Most U.S. state and local governments operate under a system of checks and balances, like that built into the federal constitution. State legislators can be restrained by a savvy governor; governors can be restrained by impartial judges. And prosecutors can skirt certain statutes by charging defendants with lesser offenses. In Taylor’s case, Elko County district attorney Gary Woodbury contended that the defendant refused to consider a plea bargain that would force her to register as a sex offender. However, it’s not entirely clear that she was offered any sort of deal at all. Plus, the jury on the case wasn’t informed that the offense carried a mandatory life sentence. If the court hides the minimum penalty from the jury, the statute is likely unfair.

“I THINK IT’S DUMB”

After FAMM heard about the Taylor case and news media started sniffing around, Woodbury decided to place the blame on the Nevada legislature, noting that in 2007 it had amended the state’s lewdness statute by imposing a blanket mandatory life sentence for all offenders. “I don’t agree that the Nevada… Legislature should have made this a mandatory sentence,” he told KOLOTV. “I think it’s dumb. But they didn’t ask me about that.” Since Taylor was found guilty of precisely what she’d done, he said, his office had no other choice and had steered a correct course.2

Then, the judge openly questioned why Taylor hadn’t been offered a plea bargain, which blew a hole in the district attorney’s story. The legislation had basically demoted the judge to the rank of clerk. At sentencing time, he couldn’t consider the report from the psychologist or Taylor’s extensive personal history as a victim of sexual and physical abuse. Nor did he have an opportunity to determine what punishment might actually be fair.

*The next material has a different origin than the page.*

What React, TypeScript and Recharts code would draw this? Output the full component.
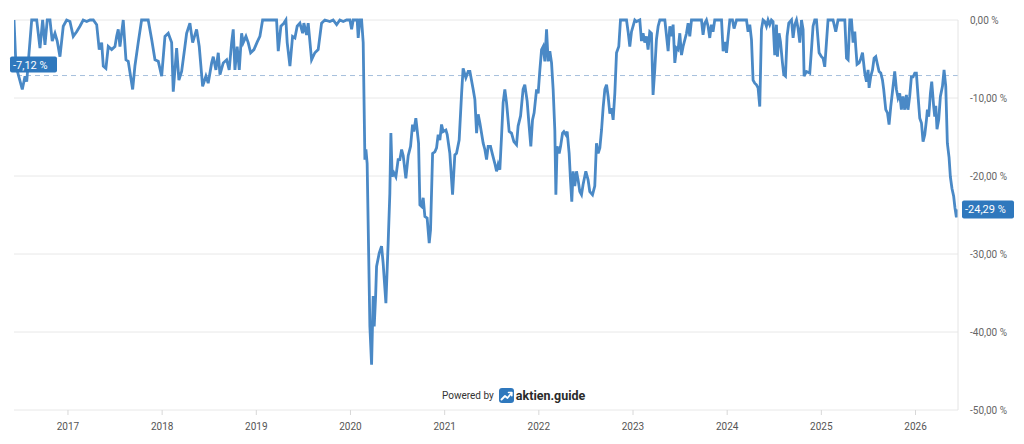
import React from 'react';
import { LineChart, Line, XAxis, YAxis, CartesianGrid, ReferenceLine } from 'recharts';

// [decimal year, drawdown %]
const d2016: [number, number][] = [[2016.427,0],[2016.448,-5.9],[2016.515,-8.9],[2016.544,-7.2],[2016.562,-7.9],[2016.615,0],[2016.668,0],[2016.703,-3.6],[2016.731,0],[2016.756,-3.2],[2016.780,0],[2016.809,0],[2016.833,-2.7],[2016.862,-1.7],[2016.886,-2.7],[2016.915,-4.7],[2016.950,-0.8],[2016.986,0]];
const d2017: [number, number][] = [[2017.021,-0.2],[2017.056,-2.1],[2017.092,-1.5],[2017.127,-0.8],[2017.162,0],[2017.199,-0.2],[2017.234,0],[2017.269,0],[2017.305,-0.6],[2017.332,-3.8],[2017.358,-2.9],[2017.375,-5.9],[2017.403,-6.2],[2017.428,-3.4],[2017.464,-3.8],[2017.499,-3.4],[2017.517,-2.1],[2017.534,-1.2],[2017.552,-3.4],[2017.587,0],[2017.616,-5.1],[2017.640,-5.3],[2017.687,-8.9],[2017.711,-5.9],[2017.746,-2.9],[2017.782,0],[2017.852,0],[2017.889,-2.5],[2017.924,-5.1],[2017.959,-5.3],[2017.995,-7.2]];
const d2018: [number, number][] = [[2018.030,-2.1],[2018.065,-1.7],[2018.101,-2.9],[2018.118,-9.2],[2018.154,-3.6],[2018.178,-7.7],[2018.207,-6.6],[2018.242,-3.4],[2018.260,-1.7],[2018.295,-0.4],[2018.324,-2.9],[2018.366,-1.2],[2018.394,-3.4],[2018.430,-8.5],[2018.465,-7.2],[2018.489,-8.1],[2018.526,-5.5],[2018.543,-4.7],[2018.571,-6.4],[2018.596,-4.2],[2018.614,-7.0],[2018.649,-5.5],[2018.685,-5.1],[2018.712,-6.4],[2018.738,-2.9],[2018.755,-1.2],[2018.773,-6.4],[2018.797,-3.4],[2018.819,-6.4],[2018.844,-1.7],[2018.861,-2.9],[2018.890,-2.1],[2018.914,-2.9],[2018.940,-4.2],[2018.975,-3.8]];
const d2019: [number, number][] = [[2019.010,-2.8],[2019.038,-2.1],[2019.067,0],[2019.215,0],[2019.233,-4.0],[2019.261,-0.8],[2019.293,-0.4],[2019.314,0],[2019.328,-2.9],[2019.357,-5.9],[2019.385,-2.1],[2019.410,-2.3],[2019.434,-0.8],[2019.463,-0.4],[2019.492,-1.7],[2019.505,-0.4],[2019.534,-1.9],[2019.551,-0.4],[2019.587,-5.1],[2019.622,-4.2],[2019.657,-3.8],[2019.693,-0.4],[2019.728,0],[2019.781,-0.2],[2019.816,0],[2019.853,-0.6],[2019.887,0],[2019.923,-0.2],[2019.959,0],[2019.994,0]];
const d2020: [number, number][] = [[2020.012,-1.2],[2020.029,0],[2020.071,0],[2020.082,-2.3],[2020.100,0],[2020.118,0],[2020.135,-2.9],[2020.153,-17.9],[2020.164,-16.6],[2020.177,-18.4],[2020.206,-39.3],[2020.224,-44.2],[2020.241,-35.4],[2020.252,-39.3],[2020.267,-35.4],[2020.277,-31.6],[2020.305,-29.9],[2020.330,-29.0],[2020.347,-31.2],[2020.376,-36.3],[2020.400,-28.6],[2020.418,-22.2],[2020.429,-14.5],[2020.443,-20.1],[2020.461,-19.6],[2020.482,-20.1],[2020.506,-17.9],[2020.524,-17.9],[2020.543,-16.6],[2020.560,-17.4],[2020.588,-20.3],[2020.613,-17.4],[2020.638,-16.2],[2020.659,-13.4],[2020.673,-14.3],[2020.694,-12.6],[2020.708,-14.1],[2020.723,-15.8],[2020.737,-23.7],[2020.755,-23.9],[2020.772,-22.8],[2020.790,-25.2],[2020.814,-25.4],[2020.836,-28.6],[2020.850,-26.9],[2020.872,-17.1],[2020.896,-16.9],[2020.914,-16.4],[2020.931,-14.7],[2020.949,-15.4],[2020.967,-13.4],[2020.984,-14.3]];
const d2021: [number, number][] = [[2021.013,-14.1],[2021.027,-14.7],[2021.055,-17.1],[2021.084,-22.4],[2021.108,-17.3],[2021.126,-17.1],[2021.154,-15.4],[2021.180,-9.4],[2021.196,-6.2],[2021.225,-7.4],[2021.250,-6.6],[2021.268,-6.6],[2021.303,-8.9],[2021.321,-10.2],[2021.339,-14.5],[2021.356,-12.1],[2021.374,-13.2],[2021.409,-15.8],[2021.427,-16.6],[2021.445,-17.9],[2021.462,-16.2],[2021.487,-16.2],[2021.509,-17.3],[2021.533,-18.4],[2021.551,-19.4],[2021.568,-18.5],[2021.586,-19.2],[2021.604,-14.9],[2021.621,-10.6],[2021.639,-8.9],[2021.657,-10.6],[2021.685,-14.3],[2021.710,-14.5],[2021.735,-15.6],[2021.763,-16.0],[2021.780,-13.6],[2021.806,-12.3],[2021.833,-8.9],[2021.851,-8.3],[2021.876,-10.4],[2021.897,-13.6],[2021.915,-16.2],[2021.933,-12.8],[2021.950,-11.9],[2021.976,-8.9],[2021.993,-9.4]];
const d2022: [number, number][] = [[2022.011,-6.4],[2022.029,-3.8],[2022.046,-3.4],[2022.064,-5.3],[2022.082,-1.2],[2022.099,-5.3],[2022.117,-4.0],[2022.135,-5.5],[2022.152,-8.9],[2022.170,-14.2],[2022.181,-22.4],[2022.194,-16.2],[2022.216,-17.1],[2022.231,-16.2],[2022.252,-14.5],[2022.266,-14.3],[2022.287,-14.7],[2022.301,-14.3],[2022.322,-17.1],[2022.337,-20.7],[2022.350,-23.3],[2022.364,-19.4],[2022.382,-21.3],[2022.400,-19.4],[2022.417,-20.5],[2022.435,-22.0],[2022.453,-22.4],[2022.470,-21.1],[2022.499,-19.4],[2022.523,-20.5],[2022.541,-22.0],[2022.570,-22.4],[2022.594,-21.3],[2022.612,-15.8],[2022.630,-17.1],[2022.648,-16.4],[2022.666,-14.1],[2022.683,-11.2],[2022.701,-8.9],[2022.719,-8.3],[2022.736,-9.8],[2022.754,-12.0],[2022.772,-11.3],[2022.789,-12.8],[2022.807,-9.4],[2022.825,-4.2],[2022.849,-3.4],[2022.867,0],[2022.931,0],[2022.948,-1.5],[2022.966,-3.4],[2022.984,-1.5]];
const d2023: [number, number][] = [[2023.019,0],[2023.037,-0.2],[2023.072,0],[2023.090,-2.7],[2023.107,-1.7],[2023.125,-2.9],[2023.143,-2.1],[2023.160,-3.8],[2023.178,-1.5],[2023.196,-1.7],[2023.213,-9.6],[2023.231,-6.4],[2023.249,-2.5],[2023.267,-0.8],[2023.285,0],[2023.338,0],[2023.373,-4.0],[2023.391,-0.8],[2023.409,-2.1],[2023.426,-0.6],[2023.444,-5.5],[2023.462,-3.6],[2023.479,-3.8],[2023.497,-1.7],[2023.515,-4.5],[2023.532,-3.4],[2023.568,-1.7],[2023.585,-0.4],[2023.603,-2.1],[2023.621,0],[2023.727,0],[2023.744,-1.9],[2023.762,-0.4],[2023.780,0],[2023.797,-0.8],[2023.815,-2.3],[2023.833,-0.6],[2023.850,-1.5],[2023.868,0],[2023.940,0],[2023.957,-4.0],[2023.975,-2.8],[2023.993,-4.2]];
const d2024: [number, number][] = [[2024.010,-2.1],[2024.028,0],[2024.056,0],[2024.073,-1.1],[2024.099,0],[2024.205,0],[2024.222,-1.5],[2024.240,-0.6],[2024.258,-2.5],[2024.275,-7.7],[2024.293,-8.1],[2024.311,-8.3],[2024.328,-8.7],[2024.346,-11.1],[2024.364,-1.2],[2024.381,0],[2024.399,-0.2],[2024.417,-0.8],[2024.434,0],[2024.452,-0.6],[2024.470,0],[2024.487,-0.2],[2024.505,-4.5],[2024.523,-0.6],[2024.534,-4.7],[2024.551,-1.7],[2024.566,-2.8],[2024.587,-5.5],[2024.601,-7.0],[2024.619,-7.2],[2024.636,-2.1],[2024.654,-0.4],[2024.683,0],[2024.700,-2.3],[2024.718,-0.6],[2024.736,0],[2024.753,-1.1],[2024.771,-2.9],[2024.789,0],[2024.806,-1.2],[2024.817,-7.2],[2024.842,-6.6],[2024.877,-6.8],[2024.895,-3.8],[2024.912,-0.8],[2024.930,0],[2024.948,0],[2024.976,-4.2]];
const d2025: [number, number][] = [[2025.001,-4.7],[2025.018,-4.9],[2025.036,-6.0],[2025.054,-2.9],[2025.071,0],[2025.124,0],[2025.153,-1.5],[2025.177,0],[2025.249,0],[2025.267,-4.9],[2025.284,-5.1],[2025.302,0],[2025.320,0],[2025.337,-2.9],[2025.355,-1.5],[2025.365,-3.4],[2025.379,-5.7],[2025.401,-5.5],[2025.415,-5.1],[2025.437,-4.2],[2025.461,-6.8],[2025.479,-7.9],[2025.496,-6.4],[2025.507,-8.7],[2025.525,-7.2],[2025.543,-6.4],[2025.560,-4.9],[2025.578,-4.7],[2025.596,-5.7],[2025.613,-6.6],[2025.631,-6.8],[2025.649,-7.7],[2025.662,-8.9],[2025.684,-11.5],[2025.702,-11.9],[2025.719,-13.4],[2025.737,-11.1],[2025.755,-9.2],[2025.779,-6.6],[2025.797,-8.9],[2025.814,-10.0],[2025.832,-9.4],[2025.850,-11.5],[2025.867,-9.8],[2025.885,-11.5],[2025.903,-9.6],[2025.920,-11.5],[2025.938,-9.8],[2025.956,-7.3],[2025.974,-7.3],[2025.992,-6.8]];
const d2026: [number, number][] = [[2026.009,-6.8],[2026.027,-9.8],[2026.045,-12.6],[2026.063,-13.2],[2026.080,-15.6],[2026.098,-14.7],[2026.116,-12.8],[2026.126,-11.5],[2026.140,-12.4],[2026.158,-9.4],[2026.172,-7.9],[2026.193,-11.1],[2026.204,-12.4],[2026.215,-11.0],[2026.228,-14.0],[2026.246,-12.8],[2026.264,-9.8],[2026.286,-8.5],[2026.303,-6.4],[2026.321,-8.5],[2026.338,-15.8],[2026.356,-17.6],[2026.370,-20.1],[2026.387,-21.6],[2026.405,-22.6],[2026.419,-24.1],[2026.434,-25.3],[2026.451,-24.29]];

const yearTicks = [2017, 2018, 2019, 2020, 2021, 2022, 2023, 2024, 2025, 2026];
const valueTicks = [0, -10, -20, -30, -40, -50];
const xDomain: [number, number] = [2016.427, 2026.451];
const firstRefValue = -7.12;
const lastValue = -24.29;

const data = [d2016, d2017, d2018, d2019, d2020, d2021, d2022, d2023, d2024, d2025, d2026]
  .flat()
  .map(([t, v]) => ({ t, v }));

const FONT = 'Roboto, "Noto Sans", Arial, sans-serif';
const BLUE = '#2f78bd';
const LINE = '#4a89c6';

const fmtPct = (v: number) => v.toFixed(2).replace('.', ',') + ' %';

const LeftLabel = (props: any) => {
  const vb = props.viewBox || {};
  const x = vb.x ?? 0;
  const y = vb.y ?? 0;
  return (
    <g>
      <rect x={x - 4} y={y - 19} width={47} height={16} rx={2} fill={BLUE} />
      <text x={x - 1} y={y - 7} fill="#fff" fontSize={11} fontFamily={FONT}>
        {fmtPct(firstRefValue)}
      </text>
    </g>
  );
};

const RightLabel = (props: any) => {
  const vb = props.viewBox || {};
  const right = (vb.x ?? 0) + (vb.width ?? 0);
  const y = vb.y ?? 0;
  return (
    <g>
      <rect x={right + 4} y={y - 9} width={52} height={18} rx={2} fill={BLUE} />
      <text x={right + 7} y={y + 4} fill="#fff" fontSize={11} fontFamily={FONT}>
        {fmtPct(lastValue)}
      </text>
    </g>
  );
};

const Logo = () => (
  <svg width={15} height={15} viewBox="0 0 15 15" style={{ display: 'block' }}>
    <rect x={0} y={0} width={15} height={15} rx={3} fill={BLUE} />
    <polyline points="2.5,11.5 6,8 8.5,10 12.5,5" fill="none" stroke="#fff" strokeWidth={1.8} strokeLinejoin="round" strokeLinecap="round" />
    <polyline points="9.5,4.5 12.8,4.5 12.8,7.8" fill="none" stroke="#fff" strokeWidth={1.6} strokeLinecap="round" strokeLinejoin="round" />
  </svg>
);

export default function App() {
  return (
    <div style={{ position: 'absolute', left: 0, top: 0, width: 1024, height: 444, background: '#fff', fontFamily: FONT }}>
      <LineChart width={1024} height={444} data={data} margin={{ top: 20, right: 0, left: 14, bottom: 0 }}>
        <CartesianGrid vertical={false} stroke="#e8e8e8" />
        <XAxis
          dataKey="t"
          type="number"
          domain={xDomain}
          ticks={yearTicks}
          allowDataOverflow
          height={34}
          axisLine={false}
          tickLine={{ stroke: '#d8d8d8' }}
          tickSize={5}
          tickMargin={8}
          tick={{ fill: '#555', fontSize: 10, fontFamily: FONT }}
          tickFormatter={(v: number) => String(Math.round(v))}
        />
        <YAxis
          orientation="right"
          domain={[-50, 0]}
          ticks={valueTicks}
          width={66}
          axisLine={{ stroke: '#e4e4e4' }}
          tickLine={false}
          tickMargin={6}
          tick={{ fill: '#666', fontSize: 10, fontFamily: FONT }}
          tickFormatter={fmtPct}
        />
        <ReferenceLine y={firstRefValue} stroke="#a6bfdc" strokeDasharray="5 4" strokeWidth={1} />
        <Line
          type="linear"
          dataKey="v"
          stroke={LINE}
          strokeWidth={2.8}
          dot={false}
          activeDot={false}
          isAnimationActive={false}
        />
        <ReferenceLine y={firstRefValue} stroke="none" strokeOpacity={0} label={LeftLabel} />
        <ReferenceLine y={lastValue} stroke="none" strokeOpacity={0} label={RightLabel} />
      </LineChart>
      <div
        style={{
          position: 'absolute',
          left: 442,
          top: 388,
          display: 'flex',
          alignItems: 'center',
          height: 15,
          whiteSpace: 'nowrap',
        }}
      >
        <span style={{ fontSize: 10, color: '#333', marginRight: 5 }}>Powered by</span>
        <Logo />
        <span style={{ fontSize: 12.5, fontWeight: 700, color: '#2a2a2a', marginLeft: 2 }}>aktien.guide</span>
      </div>
    </div>
  );
}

Taylor’s public defender, Alina Kilpatrick, researched the law and found only two other women sentenced in Nevada for lewdness with a child under fourteen. Both received plea bargains.3 The first defendant, who ultimately received two to five years in prison and probation, pled guilty to attempted incest for engaging in oral sex with her son. The second woman was given a plea bargain for two counts of attempted lewdness for participating in the sexual abuse of her daughter with her husband. She was sentenced to four to twenty years.4

Taylor appealed her case on the grounds that her punishment was unconstitutionally cruel and unusual. Her attorney said it was the harshest sentence ever dealt to a female sex offender in Nevada. The state of Nevada, rather than admit it made a mistake, was clinging to its guns and claiming Taylor’s sentence was perfectly legitimate. The law remained on the books, and Taylor remained in prison.

Anyone who reads the news on a regular basis has, in recent years, come across stories about female teachers having sex with boys who were their students. For this book, I researched crimes involving victims around the age of thirteen, and I couldn’t find any first-time offender who received a sentence as harsh as Taylor’s—even though many of those cases involved repeated sexual encounters.

Anne Knopf, thirty-nine, a substitute teacher in Ellsworth, Wisconsin, confessed that she’d had sex with a thirteen-year-old pupil on several occasions. She was sentenced in July 2008 to nine months in jail (time she’d already served while waiting for the case to be resolved). The judge also ordered her to register as a sex offender and to stay away from boys under eighteen for the next five years.5 If we agree that Taylor’s sentence was appropriate, clearly Knopf should have gotten the electric chair. But she didn’t, and it’s unlikely the republic is any less safe because of it.

Another teacher, Pamela Rogers Turner, twenty-seven, of McMinniville, Tennessee, was convicted of having sex on several occasions with one of her thirteen-year-old male students, and she continued communicating with him over the Internet even after her original arrest.6 Turner was ultimately charged with four counts of sexual battery and violation of probation. Her sentence was 270 days in prison plus an eight-year suspended sentence and seven years and three months of probation. She also had to register as a sex offender and surrender her teaching certificate for life.

The lawmakers who fashioned the ironclad statute that nailed Taylor seemed to have a picture in their mind of what sort of crime would fall under its umbrella, but that picture didn’t come close to dealing with the range of possibilities. The legal storm that struck Taylor was the logical result of a system that can make profoundly far-reaching decisions without having to put much thought into them. She became just one of many casualties who wind up forgotten, sitting in an iron capsule, where they’re cut off from everything but the slow passage of time.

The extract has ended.